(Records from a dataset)
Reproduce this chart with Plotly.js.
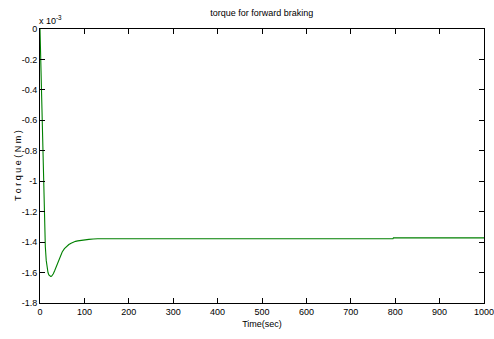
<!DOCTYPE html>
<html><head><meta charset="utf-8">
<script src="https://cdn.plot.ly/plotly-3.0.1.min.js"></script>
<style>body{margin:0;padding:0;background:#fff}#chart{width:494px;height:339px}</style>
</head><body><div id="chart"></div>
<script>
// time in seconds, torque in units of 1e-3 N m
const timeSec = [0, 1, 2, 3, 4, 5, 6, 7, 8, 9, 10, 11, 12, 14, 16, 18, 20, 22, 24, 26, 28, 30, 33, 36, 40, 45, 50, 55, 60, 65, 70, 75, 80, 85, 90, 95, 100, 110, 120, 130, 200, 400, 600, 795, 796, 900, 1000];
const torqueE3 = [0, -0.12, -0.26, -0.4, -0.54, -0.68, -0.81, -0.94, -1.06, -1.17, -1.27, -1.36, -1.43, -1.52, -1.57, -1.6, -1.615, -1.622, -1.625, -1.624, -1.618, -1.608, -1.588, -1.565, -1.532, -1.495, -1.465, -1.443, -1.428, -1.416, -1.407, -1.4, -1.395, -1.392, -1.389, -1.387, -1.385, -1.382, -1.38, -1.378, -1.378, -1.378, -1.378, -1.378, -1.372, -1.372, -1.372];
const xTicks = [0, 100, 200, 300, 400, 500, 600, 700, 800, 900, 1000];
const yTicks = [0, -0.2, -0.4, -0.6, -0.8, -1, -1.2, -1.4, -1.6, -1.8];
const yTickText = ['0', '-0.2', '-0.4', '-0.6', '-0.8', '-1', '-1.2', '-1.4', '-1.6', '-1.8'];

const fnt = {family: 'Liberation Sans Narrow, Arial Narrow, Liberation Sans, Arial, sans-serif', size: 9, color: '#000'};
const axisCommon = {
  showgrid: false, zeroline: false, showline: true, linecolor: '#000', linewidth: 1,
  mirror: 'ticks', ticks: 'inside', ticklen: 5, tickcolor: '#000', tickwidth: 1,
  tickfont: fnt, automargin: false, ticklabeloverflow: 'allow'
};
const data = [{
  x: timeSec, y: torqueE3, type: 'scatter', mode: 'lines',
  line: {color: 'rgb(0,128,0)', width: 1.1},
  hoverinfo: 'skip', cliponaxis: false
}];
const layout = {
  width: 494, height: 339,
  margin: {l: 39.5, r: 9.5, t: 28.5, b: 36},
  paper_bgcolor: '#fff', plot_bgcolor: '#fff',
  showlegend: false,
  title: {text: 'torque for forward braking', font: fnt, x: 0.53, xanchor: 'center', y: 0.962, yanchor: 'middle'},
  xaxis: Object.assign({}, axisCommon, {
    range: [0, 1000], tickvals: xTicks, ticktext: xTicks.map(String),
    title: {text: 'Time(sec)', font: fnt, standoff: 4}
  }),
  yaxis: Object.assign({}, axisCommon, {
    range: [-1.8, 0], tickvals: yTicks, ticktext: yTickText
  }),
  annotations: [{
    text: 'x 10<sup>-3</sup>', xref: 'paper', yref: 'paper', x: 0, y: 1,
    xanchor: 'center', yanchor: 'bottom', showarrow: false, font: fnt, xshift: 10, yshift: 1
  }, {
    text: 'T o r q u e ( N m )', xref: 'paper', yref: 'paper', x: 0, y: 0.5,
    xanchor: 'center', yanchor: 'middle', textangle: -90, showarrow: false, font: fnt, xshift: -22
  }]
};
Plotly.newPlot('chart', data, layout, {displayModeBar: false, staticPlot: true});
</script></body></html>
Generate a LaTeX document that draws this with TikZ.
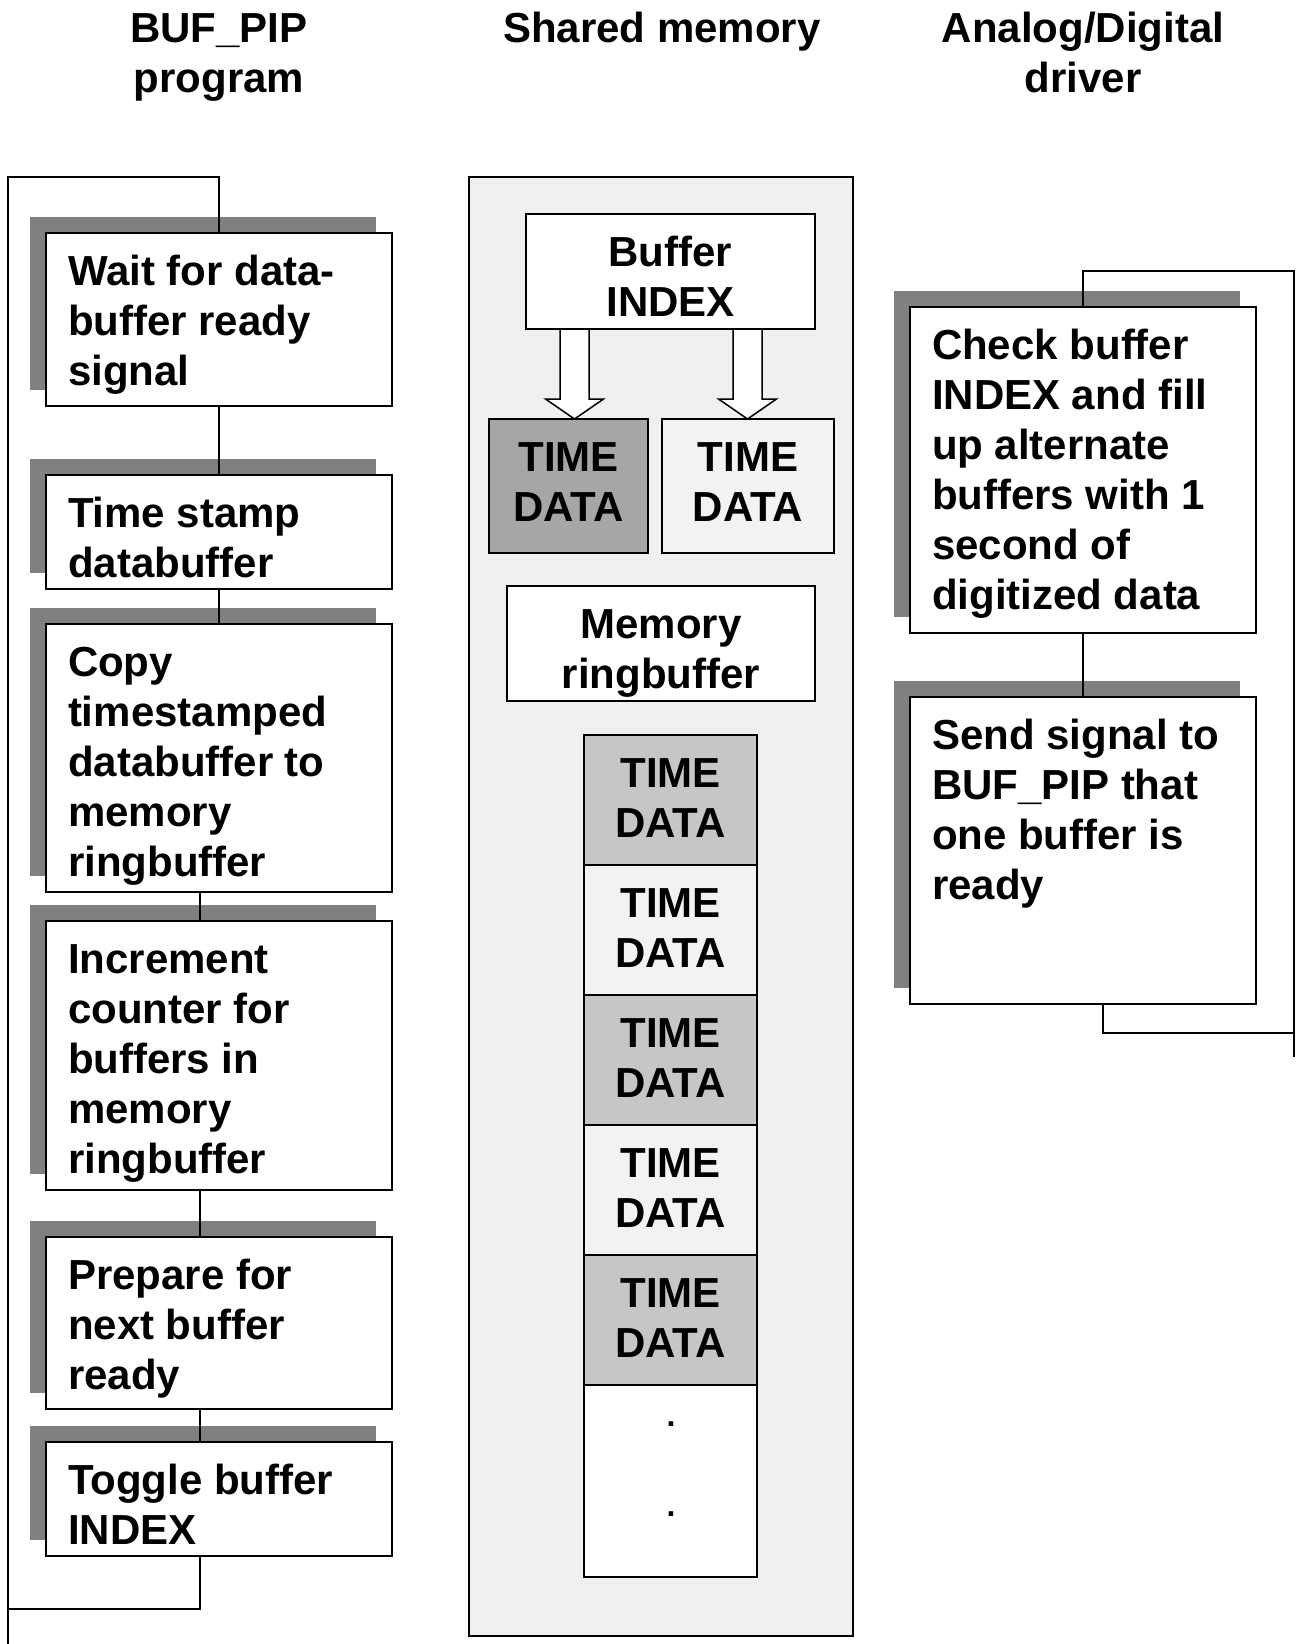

WHAT IS ASKED
Repeat everything in the records precisely. Images are excluded from the copy.

TASK RESPONSE
Reproduce this chart with Plotly.js.
<!DOCTYPE html>
<html><head><meta charset="utf-8">
<script src="https://cdn.plot.ly/plotly-3.0.1.min.js"></script>
<style>body{margin:0;padding:0;background:#fff}#chart{width:494px;height:339px}</style>
</head><body><div id="chart"></div>
<script>
// time in seconds, torque in units of 1e-3 N m
const timeSec = [0, 1, 2, 3, 4, 5, 6, 7, 8, 9, 10, 11, 12, 14, 16, 18, 20, 22, 24, 26, 28, 30, 33, 36, 40, 45, 50, 55, 60, 65, 70, 75, 80, 85, 90, 95, 100, 110, 120, 130, 200, 400, 600, 795, 796, 900, 1000];
const torqueE3 = [0, -0.12, -0.26, -0.4, -0.54, -0.68, -0.81, -0.94, -1.06, -1.17, -1.27, -1.36, -1.43, -1.52, -1.57, -1.6, -1.615, -1.622, -1.625, -1.624, -1.618, -1.608, -1.588, -1.565, -1.532, -1.495, -1.465, -1.443, -1.428, -1.416, -1.407, -1.4, -1.395, -1.392, -1.389, -1.387, -1.385, -1.382, -1.38, -1.378, -1.378, -1.378, -1.378, -1.378, -1.372, -1.372, -1.372];
const xTicks = [0, 100, 200, 300, 400, 500, 600, 700, 800, 900, 1000];
const yTicks = [0, -0.2, -0.4, -0.6, -0.8, -1, -1.2, -1.4, -1.6, -1.8];
const yTickText = ['0', '-0.2', '-0.4', '-0.6', '-0.8', '-1', '-1.2', '-1.4', '-1.6', '-1.8'];

const fnt = {family: 'Liberation Sans Narrow, Arial Narrow, Liberation Sans, Arial, sans-serif', size: 9, color: '#000'};
const axisCommon = {
  showgrid: false, zeroline: false, showline: true, linecolor: '#000', linewidth: 1,
  mirror: 'ticks', ticks: 'inside', ticklen: 5, tickcolor: '#000', tickwidth: 1,
  tickfont: fnt, automargin: false, ticklabeloverflow: 'allow'
};
const data = [{
  x: timeSec, y: torqueE3, type: 'scatter', mode: 'lines',
  line: {color: 'rgb(0,128,0)', width: 1.1},
  hoverinfo: 'skip', cliponaxis: false
}];
const layout = {
  width: 494, height: 339,
  margin: {l: 39.5, r: 9.5, t: 28.5, b: 36},
  paper_bgcolor: '#fff', plot_bgcolor: '#fff',
  showlegend: false,
  title: {text: 'torque for forward braking', font: fnt, x: 0.53, xanchor: 'center', y: 0.962, yanchor: 'middle'},
  xaxis: Object.assign({}, axisCommon, {
    range: [0, 1000], tickvals: xTicks, ticktext: xTicks.map(String),
    title: {text: 'Time(sec)', font: fnt, standoff: 4}
  }),
  yaxis: Object.assign({}, axisCommon, {
    range: [-1.8, 0], tickvals: yTicks, ticktext: yTickText
  }),
  annotations: [{
    text: 'x 10<sup>-3</sup>', xref: 'paper', yref: 'paper', x: 0, y: 1,
    xanchor: 'center', yanchor: 'bottom', showarrow: false, font: fnt, xshift: 10, yshift: 1
  }, {
    text: 'T o r q u e ( N m )', xref: 'paper', yref: 'paper', x: 0, y: 0.5,
    xanchor: 'center', yanchor: 'middle', textangle: -90, showarrow: false, font: fnt, xshift: -22
  }]
};
Plotly.newPlot('chart', data, layout, {displayModeBar: false, staticPlot: true});
</script></body></html>
Generate a LaTeX document that draws this with TikZ.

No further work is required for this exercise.